13 dezembro 2020

É melhor até nem saberem

Um sindicato de juízes, para além da conotação operária que possui, é uma das mais anti-democráticas instituições que se podem imaginar. Na realidade, ela representa a admissão explícita, por parte dos juízes, de que possuem um patrão - o poder político -, violando um dos mais sacrossantos princípios da democracia que é o princípio da independência do poder judicial em relação ao poder político. 

O juiz Manuel Soares, presidente da Associação Sindical dos Juízes Portugueses (ASJP), corre o risco de passar o seu mandato a escrever nos jornais e a fazer propostas ao poder político reivindicando a independência dos juízes, e acabar o mandato sem obter quaisquer resultados práticos. E isto é assim porque os políticos sabem que, mais cedo ou mais tarde, o juiz Manuel Soares vai ter de andar de volta deles de chapéu na mão para lhes pedir aumentos de ordenados para si e para os seus colegas.

Uma greve de juízes - como aquelas que a ASJP organiza a intervalos regulares - é o espectáculo mais escabroso que se pode imaginar numa democracia - os juízes a exigirem aumentos ao patrão.
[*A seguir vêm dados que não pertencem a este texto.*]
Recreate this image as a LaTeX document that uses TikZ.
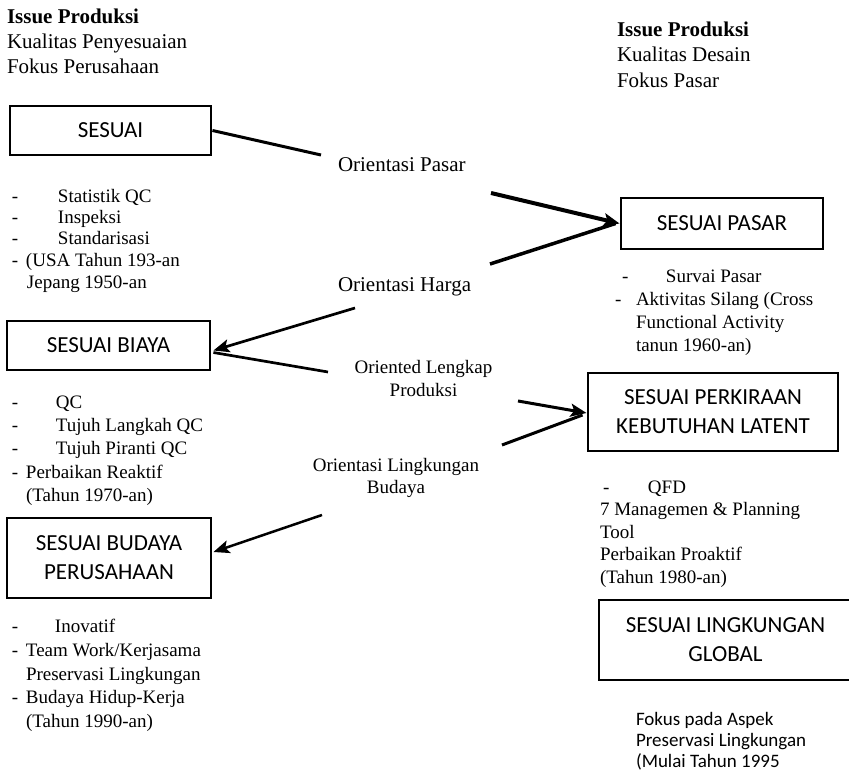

Mas, bastante pior ainda, hão-de ser as reuniões privadas em que os juízes e os governantes se sentam à mesma mesa para chegarem a acordo sobre os aumentos dos vencimentos dos juízes e as outras condições de trabalho.

Nenhum verdadeiro democrata gostará sequer de imaginar o que se passará nessas reuniões, e o que os juízes têm de dar em troca aos políticos para verem satisfeitas as suas reivindicações sindicais. É neste momento que o discurso público do juiz Manuel Soares e da ASJP sobre a independência dos juízes arrisca cair por terra e perder toda a credibilidade.

Na verdade, o juiz Manuel Soares e os outros membros da ASJP arriscam-se a passar para a história como mais um grupo de  políticos - embora um grupo de políticos ao serviço dos juízes -, tão políticos como aqueles que em baixo caracterizei como impostores - nada daquilo que dizem tem correspondência com a realidade. Reivindicam a independência dos juízes face ao poder político, mas isso é só aparência porque, na prática, sentem-se muito confortáveis na dependência do poder político que lhes satisfaz os pedidos e as reivindicações.

Não haverá independência dos juízes em Portugal enquanto for o Governo a fixar as condições de remuneração dos juízes e as outras condições do seu trabalho.

E existirão alternativas a esta maneira portuguesa de fixar a remuneração dos juízes?

Claro que existem. A vantagem de Portugal ter sido um dos últimos países a chegar à democracia na Europa Ocidental, é a de que todos os problemas que enfrenta já foram há muito enfrentados por outros países democráticos e as soluções já foram encontradas para esses problemas.

No Reino Unido, a pátria da democracia moderna, os salários e outras condições de trabalho dos juízes são determinados por uma comissão independente de cidadãos, chamada Senior Salaries Review Body (SSRB, cf. aqui). 

Esta Comissão é constituída por sete cidadãos, oriundos do sector privado e do sector público (cf. aqui), cada um deles nomeado pelo período de três anos, e que faz periodicamente a revisão e actualização dos salários dos juízes e dos titulares de outros altos cargos públicos.

A SSRB publica anualmente um relatório com as suas recomendações ao Governo (cf. aqui, a parte relativa ao poder judicial aparece a partir da pág. 137).

É uma solução que salvaguarda a independência dos juízes face ao poder político, prescinde de sindicatos de juízes, evita greves dos juízes e a degradação da imagem pública dos juízes. Também evita aquelas reuniões à porta fechada entre juízes e governantes, em que as duas partes se põem de acordo, mas em que os cidadãos ficam sem saber o que os juízes tiveram de dar em troca aos políticos para verem satisfeitas as suas reivindicações.

E, nalguns casos, é melhor até nem saberem.